DNS problems with QEMU and Android Emulator


(I don’t know if this belongs under “Newbie” because I feel like a n00b here…)

I’m having a weird problem within QEMU on my laptop, and I’d like help debugging and fixing it:

  • When I’m on the wifi network at work with my laptop, I can NOT do DNS lookups within QEMU.
  • When I’m on my home wifi network OR use my phone as a hotspot, DNS looks DO work within QEMU.
  • For completeness: DNS works from on my laptop (firefox, ping, …) in any of above setups.

I would like to be able to reach the network from QEMU from my work network too.

I’m experiencing the exact same behavior within the Android Emulator, which I believe is a fork of QEMU.

I first looked into the firewall and ensure the two connections used the same profile, but since that didn’t change anything I ended up disabling the firewall entirely.

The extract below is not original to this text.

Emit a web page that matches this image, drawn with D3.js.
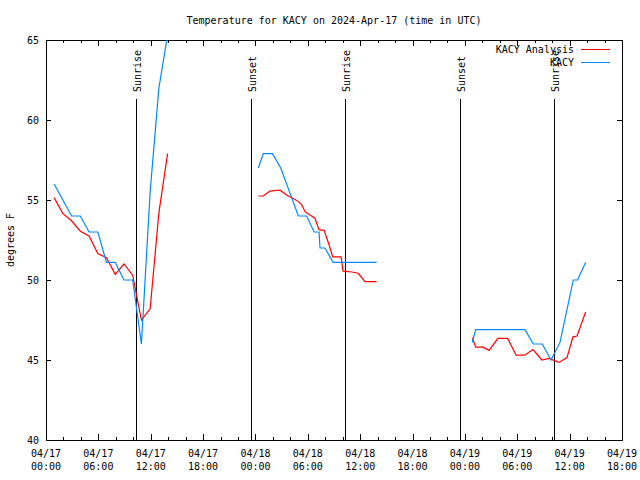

This did not affect the problem.

Some info:

$ sudo systemctl stop firewalld

$ sudo iptables --list
Chain INPUT (policy ACCEPT)
target     prot opt source               destination         

Chain FORWARD (policy DROP)
target     prot opt source               destination         

Chain OUTPUT (policy ACCEPT)
target     prot opt source               destination         

$ sudo iptables -S

I’m starting to think that this has something to do with my work’s network, but I can’t see how that’s possible; I mean, QEMU should be bridging transparently though my host, right?

What to do?



QEMU or any other virtual machine software uses NAT (Network Address Translation). Which translates your normal IP to another virtual IP that is in a different IP range than your host computer.

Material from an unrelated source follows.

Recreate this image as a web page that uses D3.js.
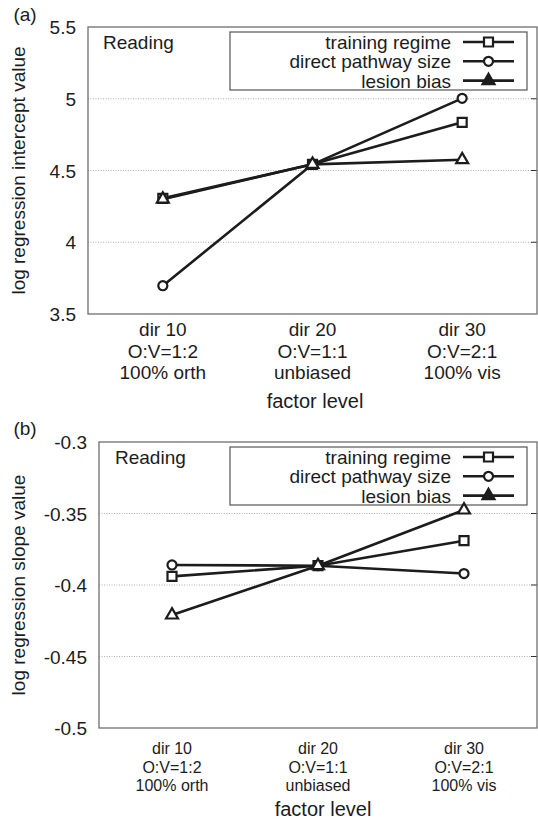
<!DOCTYPE html>
<html>
<head>
<meta charset="utf-8">
<script src="https://cdn.jsdelivr.net/npm/d3@7"></script>
<style>
  body { margin: 0; background: #fff; }
  svg { display: block; font-family: "Liberation Sans", Arial, sans-serif; }
</style>
</head>
<body>
<svg id="chart" width="538" height="819"></svg>
<script>
// factor levels (x categories), one array of text lines per level
const levels = [
    ["dir 10", "O:V=1:2", "100% orth"],
    ["dir 20", "O:V=1:1", "unbiased"],
    ["dir 30", "O:V=2:1", "100% vis"]
];
const seriesNames = ["training regime", "direct pathway size", "lesion bias"];
const seriesMarkers = ["square", "circle", "triangle"];

// panel (a): log regression intercept
const interceptTraining = [4.306, 4.543, 4.836];
const interceptDirect = [3.697, 4.543, 5.003];
const interceptLesion = [4.300, 4.543, 4.575];
const interceptTicks = [3.5, 4, 4.5, 5, 5.5];

// panel (b): log regression slope
const slopeTraining = [-0.394, -0.3865, -0.369];
const slopeDirect = [-0.386, -0.3865, -0.392];
const slopeLesion = [-0.421, -0.3865, -0.3476];
const slopeTicks = [-0.5, -0.45, -0.4, -0.35, -0.3];

const ink = "#1c1c1c";
const svg = d3.select("#chart");

function markerPath(type) {
    if (type === "square") return d3.symbol().type(d3.symbolSquare).size(81)();
    if (type === "circle") return d3.symbol().type(d3.symbolCircle).size(64)();
    return d3.symbol().type(d3.symbolTriangle).size(62)();
}

function drawPanel(opts) {
    const { left, right, top, bottom, ticks, series, letter, yLabel, catFont, catLines } = opts;

    const x = d3.scaleBand().domain(levels.map((d, i) => i)).range([left, right]).padding(0);
    const cx = i => x(i) + x.bandwidth() / 2;
    const y = d3.scaleLinear().domain([ticks[0], ticks[ticks.length - 1]]).range([bottom, top]);

    const g = svg.append("g");

    // dotted gridlines at interior ticks
    g.selectAll(".grid")
        .data(ticks.slice(1, -1))
        .enter()
        .append("line")
        .attr("x1", left).attr("x2", right)
        .attr("y1", d => y(d)).attr("y2", d => y(d))
        .attr("stroke", "#9a9a9a")
        .attr("stroke-width", 0.8)
        .attr("stroke-dasharray", "1,1.5");

    // right-side inward ticks
    g.selectAll(".rtick")
        .data(ticks.slice(1, -1))
        .enter()
        .append("line")
        .attr("x1", right - 6).attr("x2", right)
        .attr("y1", d => y(d)).attr("y2", d => y(d))
        .attr("stroke", "#333")
        .attr("stroke-width", 1);

    // y tick labels
    g.selectAll(".ylab")
        .data(ticks)
        .enter()
        .append("text")
        .attr("x", left - 12)
        .attr("y", d => y(d) + 7)
        .attr("text-anchor", "end")
        .style("font-size", "19px")
        .style("fill", ink)
        .text(d => String(d));

    // plot frame
    g.append("rect")
        .attr("x", left).attr("y", top)
        .attr("width", right - left).attr("height", bottom - top)
        .attr("fill", "none")
        .attr("stroke", "#6f6f6f")
        .attr("stroke-width", 1.3);

    // category labels
    levels.forEach((lines, i) => {
        lines.forEach((t, k) => {
            g.append("text")
                .attr("x", cx(i))
                .attr("y", catLines[k])
                .attr("text-anchor", "middle")
                .style("font-size", catFont + "px")
                .style("fill", ink)
                .text(t);
        });
    });

    g.append("text")
        .attr("x", opts.factorX)
        .attr("y", opts.factorY)
        .attr("text-anchor", "middle")
        .style("font-size", "20px")
        .style("fill", ink)
        .text("factor level");

    // y axis title
    g.append("text")
        .attr("transform", `translate(25,${(top + bottom) / 2}) rotate(-90)`)
        .attr("text-anchor", "middle")
        .style("font-size", "19px")
        .style("fill", ink)
        .text(yLabel);

    // panel letter
    g.append("text")
        .attr("x", 25).attr("y", opts.letterY)
        .attr("text-anchor", "middle")
        .style("font-size", "19px")
        .style("fill", ink)
        .text(letter);

    g.append("text")
        .attr("x", opts.readingX).attr("y", top + 22)
        .style("font-size", "19px")
        .style("fill", ink)
        .text("Reading");

    // legend (drawn before the data so markers sit on top)
    const lg = g.append("g");
    lg.append("rect")
        .attr("x", 230).attr("y", top + 5)
        .attr("width", 297).attr("height", 58)
        .attr("fill", "#fff")
        .attr("stroke", "#555")
        .attr("stroke-width", 1.2);
    seriesNames.forEach((name, s) => {
        const ry = top + 15 + s * 19.3;
        lg.append("text")
            .attr("x", 451).attr("y", ry + 7)
            .attr("text-anchor", "end")
            .style("font-size", "19px")
            .style("fill", ink)
            .text(name);
        lg.append("line")
            .attr("x1", 463).attr("x2", 514)
            .attr("y1", ry).attr("y2", ry)
            .attr("stroke", ink)
            .attr("stroke-width", 2.6);
        lg.append("path")
            .attr("d", markerPath(seriesMarkers[s]))
            .attr("transform", `translate(488.5,${ry})`)
            .attr("fill", seriesMarkers[s] === "triangle" ? ink : "#fff")
            .attr("stroke", ink)
            .attr("stroke-width", 2.2);
    });

    // series lines + markers
    const line = d3.line().x((d, i) => cx(i)).y(d => y(d));
    series.forEach((vals, s) => {
        g.append("path")
            .attr("d", line(vals))
            .attr("fill", "none")
            .attr("stroke", ink)
            .attr("stroke-width", 2.6)
            .attr("stroke-linejoin", "round");
        g.selectAll(null)
            .data(vals)
            .enter()
            .append("path")
            .attr("d", markerPath(seriesMarkers[s]))
            .attr("transform", (d, i) => `translate(${cx(i)},${y(d)})`)
            .attr("fill", "#fff")
            .attr("stroke", ink)
            .attr("stroke-width", 2.2);
    });
}

drawPanel({
    left: 88, right: 537, top: 27, bottom: 314,
    ticks: interceptTicks,
    series: [interceptTraining, interceptDirect, interceptLesion],
    letter: "(a)", letterY: 21,
    yLabel: "log regression intercept value",
    catFont: 19, catLines: [336, 357.5, 378.5],
    factorX: 315, factorY: 408,
    readingX: 103
});

drawPanel({
    left: 99, right: 537, top: 442, bottom: 728,
    ticks: slopeTicks,
    series: [slopeTraining, slopeDirect, slopeLesion],
    letter: "(b)", letterY: 435,
    yLabel: "log regression slope value",
    catFont: 16, catLines: [754, 772.5, 791],
    factorX: 323, factorY: 816,
    readingX: 115
});
</script>
</body>
</html>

You can manually change the connection type to bridge the network connection. Which should emulate your physical network card behavior.

I don’t know how your office/workplace firewall is set up (normally offices do have a hardware firewall nowadays). Firewalls are configured to stop alien IP ranges from accessing outside of the LAN or wise versa.

This is done to prevent users from using virtual environments to do bad things using offices or any other important connections. But when it comes to your home connection and or your phone hotspot. They don’t have the level of security of your office. Consumer devices are configured to be more simple and hassle-free. This might be why you’re not allowed to access the internet using your VM when at the office.

I also have advice. Check your office’s cyber or data security policy before trying to use VMs. Because using VMs is frowned upon. Because most people use VMs to mask what bad things their doing or to get around a security policy. Most companies will fire people on-site as soon as they find them using VMs without prior authorization.

If you really need to use your VM then get the proper authorization and get your administrator to set up the firewall so it allows your virtual IP addresses.

So, be careful. And I hope this helped.

Thanks for taking the time to reply.

I don’t really know what to do with it, except perhaps follow your advise on contacting IT – and ask what’s going on.

Have a nice day.

Could you provide some insight into the networks in question in the format IP.x.y.0/24

Which frontend did you use to configure/setup the vm in question?

Perhaps there is a network collision between the network of your qemu vm and your work e.g.

E.g. your workplace’s network is which which is default for qemu - thus your qemu cannot connect.